= Finkleman's 45s =

Finkleman's 45s was a Canadian radio show, which aired Saturday evenings from 8:00 to 10:00 p.m. (half an hour later in Newfoundland) on CBC Radio One starting on October 5, 1985 and running until June 25, 2005. In the show Danny Finkleman played popular songs from the 1950s, 1960s and early 1970s, and talked about anything he felt like. For example, a regular component of the show was his advocation of a new business idea of his that he had observed a need for. Finkleman provided over 1,000 of his own unique business product and service ideas that he would rationalise and encourage listeners to adopt and develop as their own. Also, from 1985 to 1994, a regular guest on his show was musician and music expert Jack Schechtman. Danny called him, "The Dean of the Obscure". He and Danny would engage in friendly banter about the state of the Music Business (see below) with Jack defending the quality of music writing "Post Beatles and Motown". He would also play obscure songs
from his personal 45's collection, from Doo Wop to Singer Songwriters, for Danny to either praise or pan.

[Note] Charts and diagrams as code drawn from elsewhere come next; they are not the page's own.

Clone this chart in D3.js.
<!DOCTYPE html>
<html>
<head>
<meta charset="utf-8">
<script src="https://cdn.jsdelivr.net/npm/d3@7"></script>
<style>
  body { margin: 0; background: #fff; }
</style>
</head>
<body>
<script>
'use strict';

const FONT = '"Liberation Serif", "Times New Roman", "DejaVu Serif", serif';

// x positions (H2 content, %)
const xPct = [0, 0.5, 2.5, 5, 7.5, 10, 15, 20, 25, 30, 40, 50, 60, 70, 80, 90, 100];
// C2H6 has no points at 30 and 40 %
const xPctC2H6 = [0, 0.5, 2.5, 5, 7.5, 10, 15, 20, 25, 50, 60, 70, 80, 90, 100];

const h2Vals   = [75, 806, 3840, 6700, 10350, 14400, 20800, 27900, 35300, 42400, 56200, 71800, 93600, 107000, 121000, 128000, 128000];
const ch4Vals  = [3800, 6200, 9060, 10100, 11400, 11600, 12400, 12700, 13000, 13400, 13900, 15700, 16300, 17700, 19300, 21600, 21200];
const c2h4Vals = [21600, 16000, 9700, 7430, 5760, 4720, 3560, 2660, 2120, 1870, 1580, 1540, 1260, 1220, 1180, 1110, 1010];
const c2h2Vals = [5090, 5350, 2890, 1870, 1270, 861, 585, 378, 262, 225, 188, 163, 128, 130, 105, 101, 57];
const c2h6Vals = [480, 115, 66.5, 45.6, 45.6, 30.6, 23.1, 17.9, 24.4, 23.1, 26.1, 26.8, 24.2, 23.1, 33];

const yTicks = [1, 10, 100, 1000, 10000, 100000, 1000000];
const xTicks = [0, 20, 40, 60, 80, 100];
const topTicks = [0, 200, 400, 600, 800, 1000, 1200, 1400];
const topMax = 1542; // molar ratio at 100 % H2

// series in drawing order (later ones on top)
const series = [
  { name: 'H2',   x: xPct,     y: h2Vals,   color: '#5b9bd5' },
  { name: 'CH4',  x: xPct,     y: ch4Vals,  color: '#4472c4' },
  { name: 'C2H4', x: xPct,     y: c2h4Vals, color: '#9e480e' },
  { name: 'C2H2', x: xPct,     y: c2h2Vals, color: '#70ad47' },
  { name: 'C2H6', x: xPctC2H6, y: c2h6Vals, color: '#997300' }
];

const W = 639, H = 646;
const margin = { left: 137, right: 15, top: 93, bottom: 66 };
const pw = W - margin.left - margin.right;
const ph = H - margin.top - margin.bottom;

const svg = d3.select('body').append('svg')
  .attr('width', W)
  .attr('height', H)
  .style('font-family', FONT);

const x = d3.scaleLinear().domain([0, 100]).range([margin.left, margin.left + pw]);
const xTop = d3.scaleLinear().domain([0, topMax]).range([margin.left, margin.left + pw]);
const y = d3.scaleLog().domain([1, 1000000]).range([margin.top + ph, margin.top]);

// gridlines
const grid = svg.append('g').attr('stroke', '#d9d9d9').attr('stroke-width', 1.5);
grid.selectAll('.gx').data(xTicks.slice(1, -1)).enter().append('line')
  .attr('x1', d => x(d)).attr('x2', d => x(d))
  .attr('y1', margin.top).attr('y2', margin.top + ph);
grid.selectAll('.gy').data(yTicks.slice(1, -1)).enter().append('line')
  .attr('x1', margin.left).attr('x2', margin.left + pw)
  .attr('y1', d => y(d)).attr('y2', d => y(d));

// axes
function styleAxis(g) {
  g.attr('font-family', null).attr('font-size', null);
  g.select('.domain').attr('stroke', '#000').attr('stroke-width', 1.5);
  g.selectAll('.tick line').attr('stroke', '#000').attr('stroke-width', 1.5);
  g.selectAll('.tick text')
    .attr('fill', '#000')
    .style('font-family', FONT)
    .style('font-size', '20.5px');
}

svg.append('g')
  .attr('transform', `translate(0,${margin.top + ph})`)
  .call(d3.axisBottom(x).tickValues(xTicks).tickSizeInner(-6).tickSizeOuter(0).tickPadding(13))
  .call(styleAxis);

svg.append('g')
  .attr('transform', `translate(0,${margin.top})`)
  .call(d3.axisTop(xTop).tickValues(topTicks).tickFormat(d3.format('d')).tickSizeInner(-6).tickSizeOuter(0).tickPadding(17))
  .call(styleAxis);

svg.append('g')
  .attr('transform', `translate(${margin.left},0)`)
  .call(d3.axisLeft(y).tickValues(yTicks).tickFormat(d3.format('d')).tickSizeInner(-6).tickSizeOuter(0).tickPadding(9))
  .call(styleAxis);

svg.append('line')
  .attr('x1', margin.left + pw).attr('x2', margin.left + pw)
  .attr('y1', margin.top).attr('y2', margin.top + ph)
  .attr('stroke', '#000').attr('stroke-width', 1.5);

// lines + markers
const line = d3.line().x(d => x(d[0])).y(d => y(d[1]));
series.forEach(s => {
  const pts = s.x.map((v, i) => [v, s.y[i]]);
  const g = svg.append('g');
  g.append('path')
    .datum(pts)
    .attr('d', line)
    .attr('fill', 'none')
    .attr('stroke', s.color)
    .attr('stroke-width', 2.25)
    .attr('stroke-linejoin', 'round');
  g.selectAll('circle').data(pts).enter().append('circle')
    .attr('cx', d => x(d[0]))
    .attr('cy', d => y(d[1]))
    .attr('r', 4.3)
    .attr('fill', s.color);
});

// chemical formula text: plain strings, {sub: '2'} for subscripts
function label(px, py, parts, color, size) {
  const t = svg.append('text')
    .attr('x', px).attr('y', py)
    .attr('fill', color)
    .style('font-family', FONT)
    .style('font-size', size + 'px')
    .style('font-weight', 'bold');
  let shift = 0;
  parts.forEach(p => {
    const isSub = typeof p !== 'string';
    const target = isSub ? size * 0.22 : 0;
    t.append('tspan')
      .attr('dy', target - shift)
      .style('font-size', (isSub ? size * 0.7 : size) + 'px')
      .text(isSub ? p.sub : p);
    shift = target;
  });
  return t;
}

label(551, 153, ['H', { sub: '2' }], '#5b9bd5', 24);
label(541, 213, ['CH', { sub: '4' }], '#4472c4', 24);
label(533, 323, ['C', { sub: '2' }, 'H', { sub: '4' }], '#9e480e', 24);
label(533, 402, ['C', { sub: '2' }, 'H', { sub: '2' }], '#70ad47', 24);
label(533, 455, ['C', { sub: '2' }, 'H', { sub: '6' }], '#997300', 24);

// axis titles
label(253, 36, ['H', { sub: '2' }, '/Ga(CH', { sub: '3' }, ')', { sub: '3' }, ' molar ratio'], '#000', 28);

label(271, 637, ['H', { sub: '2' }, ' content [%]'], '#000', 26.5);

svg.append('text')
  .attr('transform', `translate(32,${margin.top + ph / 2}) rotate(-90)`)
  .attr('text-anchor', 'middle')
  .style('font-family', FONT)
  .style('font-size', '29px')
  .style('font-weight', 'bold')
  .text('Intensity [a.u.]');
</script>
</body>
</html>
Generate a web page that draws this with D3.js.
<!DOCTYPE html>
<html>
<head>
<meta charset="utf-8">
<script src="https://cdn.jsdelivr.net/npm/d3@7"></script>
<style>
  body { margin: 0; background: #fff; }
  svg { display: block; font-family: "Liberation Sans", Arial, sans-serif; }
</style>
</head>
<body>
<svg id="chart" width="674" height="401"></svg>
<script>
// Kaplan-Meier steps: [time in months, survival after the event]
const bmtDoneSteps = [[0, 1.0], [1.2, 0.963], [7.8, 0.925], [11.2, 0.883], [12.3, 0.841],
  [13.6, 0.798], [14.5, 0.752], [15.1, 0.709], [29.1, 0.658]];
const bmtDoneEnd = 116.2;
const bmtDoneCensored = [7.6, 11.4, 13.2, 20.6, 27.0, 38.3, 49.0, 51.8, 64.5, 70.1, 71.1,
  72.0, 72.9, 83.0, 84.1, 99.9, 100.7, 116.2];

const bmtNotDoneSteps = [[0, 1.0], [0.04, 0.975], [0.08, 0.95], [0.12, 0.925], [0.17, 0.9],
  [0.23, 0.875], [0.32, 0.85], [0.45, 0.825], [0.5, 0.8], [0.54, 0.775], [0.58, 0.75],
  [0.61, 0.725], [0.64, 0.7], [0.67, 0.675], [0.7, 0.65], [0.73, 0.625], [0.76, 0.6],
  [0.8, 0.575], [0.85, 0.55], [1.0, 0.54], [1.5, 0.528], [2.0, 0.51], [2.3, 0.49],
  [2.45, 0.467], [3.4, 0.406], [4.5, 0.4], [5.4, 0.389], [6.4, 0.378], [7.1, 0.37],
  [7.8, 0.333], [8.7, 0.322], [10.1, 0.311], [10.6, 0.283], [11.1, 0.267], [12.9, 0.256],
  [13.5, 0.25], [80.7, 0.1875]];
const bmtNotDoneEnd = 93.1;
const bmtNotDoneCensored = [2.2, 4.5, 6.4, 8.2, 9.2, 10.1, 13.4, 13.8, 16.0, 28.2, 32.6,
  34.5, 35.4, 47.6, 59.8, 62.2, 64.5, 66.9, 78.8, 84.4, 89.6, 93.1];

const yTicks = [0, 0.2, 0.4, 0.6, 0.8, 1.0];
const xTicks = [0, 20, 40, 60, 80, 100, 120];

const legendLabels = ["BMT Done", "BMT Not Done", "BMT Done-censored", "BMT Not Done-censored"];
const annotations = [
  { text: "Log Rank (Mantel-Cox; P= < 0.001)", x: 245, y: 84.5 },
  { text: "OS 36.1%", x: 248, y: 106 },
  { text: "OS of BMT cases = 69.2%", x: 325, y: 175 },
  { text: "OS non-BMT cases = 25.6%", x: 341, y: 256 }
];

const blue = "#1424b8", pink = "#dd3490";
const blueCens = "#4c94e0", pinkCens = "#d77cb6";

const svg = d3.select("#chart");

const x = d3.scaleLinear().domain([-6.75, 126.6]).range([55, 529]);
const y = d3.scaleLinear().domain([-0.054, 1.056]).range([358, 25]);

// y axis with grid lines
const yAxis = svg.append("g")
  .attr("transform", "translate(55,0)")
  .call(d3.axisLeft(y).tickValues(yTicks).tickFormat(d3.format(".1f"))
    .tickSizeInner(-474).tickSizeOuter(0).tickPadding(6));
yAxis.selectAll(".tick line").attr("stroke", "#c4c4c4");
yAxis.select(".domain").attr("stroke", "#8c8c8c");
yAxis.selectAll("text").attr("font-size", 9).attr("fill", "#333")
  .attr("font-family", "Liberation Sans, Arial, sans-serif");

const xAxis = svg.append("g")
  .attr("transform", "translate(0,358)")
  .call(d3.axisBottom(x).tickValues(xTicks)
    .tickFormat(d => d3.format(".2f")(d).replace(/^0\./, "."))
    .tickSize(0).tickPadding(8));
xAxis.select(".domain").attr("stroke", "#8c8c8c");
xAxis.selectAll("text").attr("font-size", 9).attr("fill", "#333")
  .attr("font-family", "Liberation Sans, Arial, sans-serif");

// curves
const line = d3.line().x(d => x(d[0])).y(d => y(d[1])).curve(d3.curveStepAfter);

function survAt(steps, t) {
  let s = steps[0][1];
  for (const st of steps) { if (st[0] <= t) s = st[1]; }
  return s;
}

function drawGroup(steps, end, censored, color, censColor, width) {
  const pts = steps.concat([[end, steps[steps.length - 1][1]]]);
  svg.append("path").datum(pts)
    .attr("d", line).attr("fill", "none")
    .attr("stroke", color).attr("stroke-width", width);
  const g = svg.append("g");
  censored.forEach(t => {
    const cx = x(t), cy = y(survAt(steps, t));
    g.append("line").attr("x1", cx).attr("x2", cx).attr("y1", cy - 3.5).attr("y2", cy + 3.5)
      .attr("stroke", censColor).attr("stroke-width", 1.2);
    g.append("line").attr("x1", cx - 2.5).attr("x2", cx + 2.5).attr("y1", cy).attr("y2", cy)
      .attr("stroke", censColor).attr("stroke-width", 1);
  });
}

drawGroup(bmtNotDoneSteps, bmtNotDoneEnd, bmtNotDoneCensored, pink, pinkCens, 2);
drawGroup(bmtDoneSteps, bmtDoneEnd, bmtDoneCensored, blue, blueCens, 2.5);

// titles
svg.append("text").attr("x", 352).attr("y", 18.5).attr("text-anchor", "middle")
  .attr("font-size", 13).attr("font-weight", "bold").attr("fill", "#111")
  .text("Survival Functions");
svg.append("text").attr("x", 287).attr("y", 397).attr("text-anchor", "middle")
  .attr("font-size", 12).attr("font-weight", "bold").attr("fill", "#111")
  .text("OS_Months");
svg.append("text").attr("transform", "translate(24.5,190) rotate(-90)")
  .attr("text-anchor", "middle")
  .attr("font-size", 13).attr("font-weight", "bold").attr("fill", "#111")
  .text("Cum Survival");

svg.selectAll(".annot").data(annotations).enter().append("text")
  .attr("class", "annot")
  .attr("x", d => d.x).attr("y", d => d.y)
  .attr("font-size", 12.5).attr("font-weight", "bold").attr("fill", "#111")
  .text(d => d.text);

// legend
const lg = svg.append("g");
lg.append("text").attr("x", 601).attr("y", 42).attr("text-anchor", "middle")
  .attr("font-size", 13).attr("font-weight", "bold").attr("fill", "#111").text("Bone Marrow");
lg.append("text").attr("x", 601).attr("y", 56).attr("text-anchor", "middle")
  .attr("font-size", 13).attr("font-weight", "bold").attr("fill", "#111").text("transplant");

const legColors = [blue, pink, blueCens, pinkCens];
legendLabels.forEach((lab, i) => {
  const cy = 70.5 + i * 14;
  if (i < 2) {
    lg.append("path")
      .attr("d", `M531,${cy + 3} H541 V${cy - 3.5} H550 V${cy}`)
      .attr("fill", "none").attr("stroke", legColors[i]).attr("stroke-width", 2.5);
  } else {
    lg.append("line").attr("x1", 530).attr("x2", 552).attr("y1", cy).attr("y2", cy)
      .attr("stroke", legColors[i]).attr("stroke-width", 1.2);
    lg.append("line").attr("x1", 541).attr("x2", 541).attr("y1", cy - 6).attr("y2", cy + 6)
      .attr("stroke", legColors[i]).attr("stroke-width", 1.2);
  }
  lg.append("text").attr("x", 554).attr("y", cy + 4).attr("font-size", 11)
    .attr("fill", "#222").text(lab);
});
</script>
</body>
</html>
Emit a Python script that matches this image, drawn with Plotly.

The show was noted for Finkleman's rants about the modern world, including topics such as modern music and computers. Finkleman was generally opposed to both. In general the show was quite informal. The show's playlist was noted for its fairly wide selection of music from the period. Danny often played less popular songs than commercial "oldies" shows were able to. Favourite groups included the Shirelles, the Diamonds, Patti LaBelle, the Four Preps, the Box Tops, Gladys Knight & the Pips, Georgie Fame and the True Blues, The Crew-Cuts, Paul Anka, Otis Redding and Dusty Springfield.

Finkleman disliked the Rolling Stones and partly blamed them for the decline of music in the 1970s. One of Finkleman's central ideas was that the politicization of music in the mid-1970s ruined music, making it "mean spirited", "pretentious" and "ugly". According to Finkleman, the show's title was loosely based on the name of Gilmour's Albums, a popular variety show on CBC at the time Finkleman's show was conceived.

Finkleman retired from CBC radio in June, 2005 and the show ended with him. Since 1993 Finkleman had worked only part-time at the CBC; he was also a stockbroker at Desjardins Securities in Toronto.

Randy Bachman's Vinyl Tap was the successor show in this timeslot.